* start *

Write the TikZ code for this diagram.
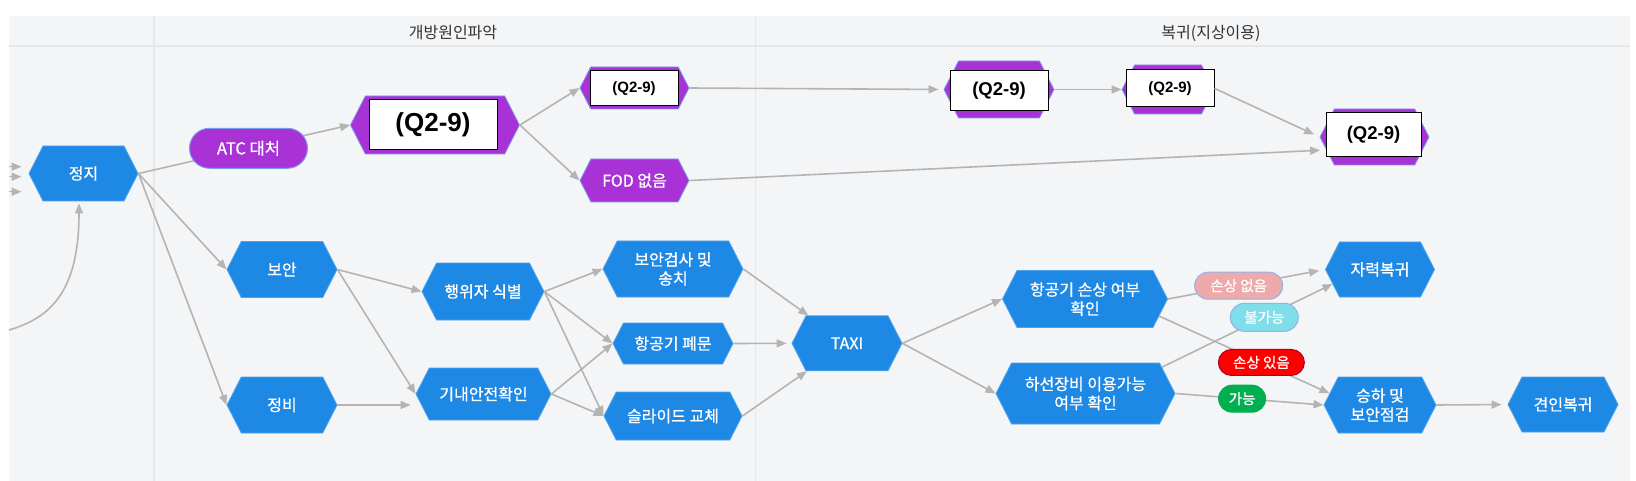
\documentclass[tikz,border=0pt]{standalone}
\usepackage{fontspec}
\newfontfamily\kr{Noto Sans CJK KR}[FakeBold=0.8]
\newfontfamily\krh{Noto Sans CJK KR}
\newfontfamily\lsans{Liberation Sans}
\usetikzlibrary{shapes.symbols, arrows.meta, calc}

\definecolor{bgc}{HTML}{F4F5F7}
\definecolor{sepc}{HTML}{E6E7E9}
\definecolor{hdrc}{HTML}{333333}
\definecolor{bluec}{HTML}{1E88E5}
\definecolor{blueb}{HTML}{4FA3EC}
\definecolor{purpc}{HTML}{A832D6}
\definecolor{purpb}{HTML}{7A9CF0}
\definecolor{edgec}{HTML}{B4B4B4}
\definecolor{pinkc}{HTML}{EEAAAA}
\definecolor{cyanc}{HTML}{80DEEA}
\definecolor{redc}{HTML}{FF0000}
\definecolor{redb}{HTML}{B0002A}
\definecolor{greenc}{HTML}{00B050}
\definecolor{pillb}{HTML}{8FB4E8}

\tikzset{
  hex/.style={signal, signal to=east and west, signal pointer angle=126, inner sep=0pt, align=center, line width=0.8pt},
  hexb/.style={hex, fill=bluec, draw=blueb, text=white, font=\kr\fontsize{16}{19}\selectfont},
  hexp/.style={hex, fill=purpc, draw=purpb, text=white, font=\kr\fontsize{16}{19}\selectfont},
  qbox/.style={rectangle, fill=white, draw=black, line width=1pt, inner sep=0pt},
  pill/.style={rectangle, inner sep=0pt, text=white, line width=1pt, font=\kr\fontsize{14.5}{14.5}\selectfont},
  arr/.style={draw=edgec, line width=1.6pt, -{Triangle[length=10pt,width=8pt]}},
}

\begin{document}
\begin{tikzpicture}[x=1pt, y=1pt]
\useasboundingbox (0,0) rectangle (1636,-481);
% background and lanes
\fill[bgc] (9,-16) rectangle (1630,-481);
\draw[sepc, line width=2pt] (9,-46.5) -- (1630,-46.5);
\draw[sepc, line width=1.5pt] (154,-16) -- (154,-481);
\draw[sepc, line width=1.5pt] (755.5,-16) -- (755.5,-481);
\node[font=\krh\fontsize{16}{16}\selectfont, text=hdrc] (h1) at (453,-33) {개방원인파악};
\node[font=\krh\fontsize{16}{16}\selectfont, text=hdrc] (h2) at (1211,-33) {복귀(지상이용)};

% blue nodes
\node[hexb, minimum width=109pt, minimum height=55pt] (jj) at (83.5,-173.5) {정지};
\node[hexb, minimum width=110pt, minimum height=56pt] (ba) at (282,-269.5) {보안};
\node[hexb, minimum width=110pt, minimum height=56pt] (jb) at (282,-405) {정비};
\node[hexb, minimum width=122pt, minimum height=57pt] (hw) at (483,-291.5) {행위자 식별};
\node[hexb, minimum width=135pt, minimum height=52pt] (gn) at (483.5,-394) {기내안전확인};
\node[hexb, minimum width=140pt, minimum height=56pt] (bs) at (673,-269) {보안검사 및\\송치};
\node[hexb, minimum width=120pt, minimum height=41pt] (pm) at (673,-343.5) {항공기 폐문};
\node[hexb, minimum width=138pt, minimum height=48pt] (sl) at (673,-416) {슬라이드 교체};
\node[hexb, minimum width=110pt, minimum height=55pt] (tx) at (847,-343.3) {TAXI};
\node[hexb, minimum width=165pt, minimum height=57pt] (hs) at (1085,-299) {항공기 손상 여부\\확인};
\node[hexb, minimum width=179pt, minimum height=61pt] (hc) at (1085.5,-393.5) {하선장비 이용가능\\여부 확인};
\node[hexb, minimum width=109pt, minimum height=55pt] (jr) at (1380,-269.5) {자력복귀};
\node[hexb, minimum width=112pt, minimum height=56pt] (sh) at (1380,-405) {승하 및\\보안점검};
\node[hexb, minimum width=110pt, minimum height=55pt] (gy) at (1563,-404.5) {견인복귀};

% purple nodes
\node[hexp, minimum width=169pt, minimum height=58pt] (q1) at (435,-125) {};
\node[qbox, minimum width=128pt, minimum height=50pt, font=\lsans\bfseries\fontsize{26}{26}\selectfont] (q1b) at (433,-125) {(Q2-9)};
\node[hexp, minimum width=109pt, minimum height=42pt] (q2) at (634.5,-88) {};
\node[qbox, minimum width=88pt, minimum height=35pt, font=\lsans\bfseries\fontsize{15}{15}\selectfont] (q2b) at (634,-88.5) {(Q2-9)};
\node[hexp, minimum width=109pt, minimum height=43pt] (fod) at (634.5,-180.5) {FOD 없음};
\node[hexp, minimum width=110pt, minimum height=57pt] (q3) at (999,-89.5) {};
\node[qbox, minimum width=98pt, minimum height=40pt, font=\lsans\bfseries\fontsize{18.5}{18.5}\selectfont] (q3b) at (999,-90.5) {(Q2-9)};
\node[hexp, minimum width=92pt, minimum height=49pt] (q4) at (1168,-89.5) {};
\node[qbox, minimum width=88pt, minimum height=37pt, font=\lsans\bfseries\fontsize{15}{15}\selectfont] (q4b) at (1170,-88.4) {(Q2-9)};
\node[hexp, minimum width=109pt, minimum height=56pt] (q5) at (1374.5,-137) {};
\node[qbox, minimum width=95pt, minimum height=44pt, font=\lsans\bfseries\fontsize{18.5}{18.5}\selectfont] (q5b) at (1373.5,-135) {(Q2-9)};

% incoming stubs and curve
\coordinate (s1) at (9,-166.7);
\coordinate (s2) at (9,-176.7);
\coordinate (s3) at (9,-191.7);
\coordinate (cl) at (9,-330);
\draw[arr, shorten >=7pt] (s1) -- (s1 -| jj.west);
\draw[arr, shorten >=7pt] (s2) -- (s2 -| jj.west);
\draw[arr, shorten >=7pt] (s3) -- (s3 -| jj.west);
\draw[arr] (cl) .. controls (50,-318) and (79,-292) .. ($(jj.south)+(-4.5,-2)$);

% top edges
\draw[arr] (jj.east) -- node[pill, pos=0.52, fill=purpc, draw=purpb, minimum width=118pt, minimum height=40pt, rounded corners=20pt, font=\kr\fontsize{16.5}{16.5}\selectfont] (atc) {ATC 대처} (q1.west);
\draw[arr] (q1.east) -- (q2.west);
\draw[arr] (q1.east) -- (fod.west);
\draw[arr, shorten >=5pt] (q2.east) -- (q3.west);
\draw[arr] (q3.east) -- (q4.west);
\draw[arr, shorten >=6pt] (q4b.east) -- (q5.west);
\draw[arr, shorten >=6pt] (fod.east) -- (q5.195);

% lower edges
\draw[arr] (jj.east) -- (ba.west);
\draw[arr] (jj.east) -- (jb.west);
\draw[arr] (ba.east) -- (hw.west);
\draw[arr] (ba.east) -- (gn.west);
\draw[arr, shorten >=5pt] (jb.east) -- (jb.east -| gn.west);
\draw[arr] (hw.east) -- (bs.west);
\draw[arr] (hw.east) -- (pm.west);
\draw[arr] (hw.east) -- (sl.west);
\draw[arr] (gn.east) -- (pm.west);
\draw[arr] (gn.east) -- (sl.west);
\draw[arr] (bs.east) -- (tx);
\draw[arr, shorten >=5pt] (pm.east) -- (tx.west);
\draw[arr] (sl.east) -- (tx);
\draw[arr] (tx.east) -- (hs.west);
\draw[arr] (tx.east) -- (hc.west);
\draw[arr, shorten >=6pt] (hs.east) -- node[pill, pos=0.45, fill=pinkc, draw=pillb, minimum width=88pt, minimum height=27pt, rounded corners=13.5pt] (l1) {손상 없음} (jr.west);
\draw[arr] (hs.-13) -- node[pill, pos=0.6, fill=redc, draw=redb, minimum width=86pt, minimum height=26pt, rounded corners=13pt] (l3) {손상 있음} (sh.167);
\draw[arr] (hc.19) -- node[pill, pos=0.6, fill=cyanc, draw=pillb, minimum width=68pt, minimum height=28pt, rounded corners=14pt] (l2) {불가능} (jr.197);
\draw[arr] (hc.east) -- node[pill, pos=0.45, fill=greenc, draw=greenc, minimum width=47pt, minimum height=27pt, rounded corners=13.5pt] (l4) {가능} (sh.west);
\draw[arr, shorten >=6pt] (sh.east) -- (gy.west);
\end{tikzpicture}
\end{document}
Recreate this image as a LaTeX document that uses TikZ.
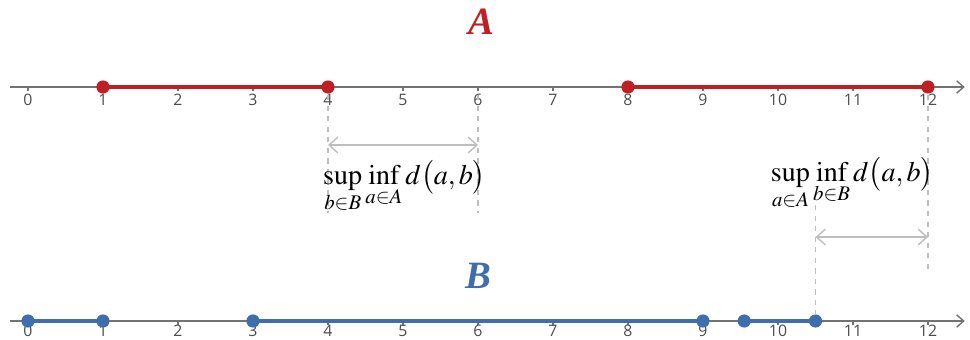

* end *

## THE EXERCISE
Reproduce each line from the records that contains the word "this".

## EXERCISE ANSWER
Write the TikZ code for this diagram.
Recreate this image as a LaTeX document that uses TikZ.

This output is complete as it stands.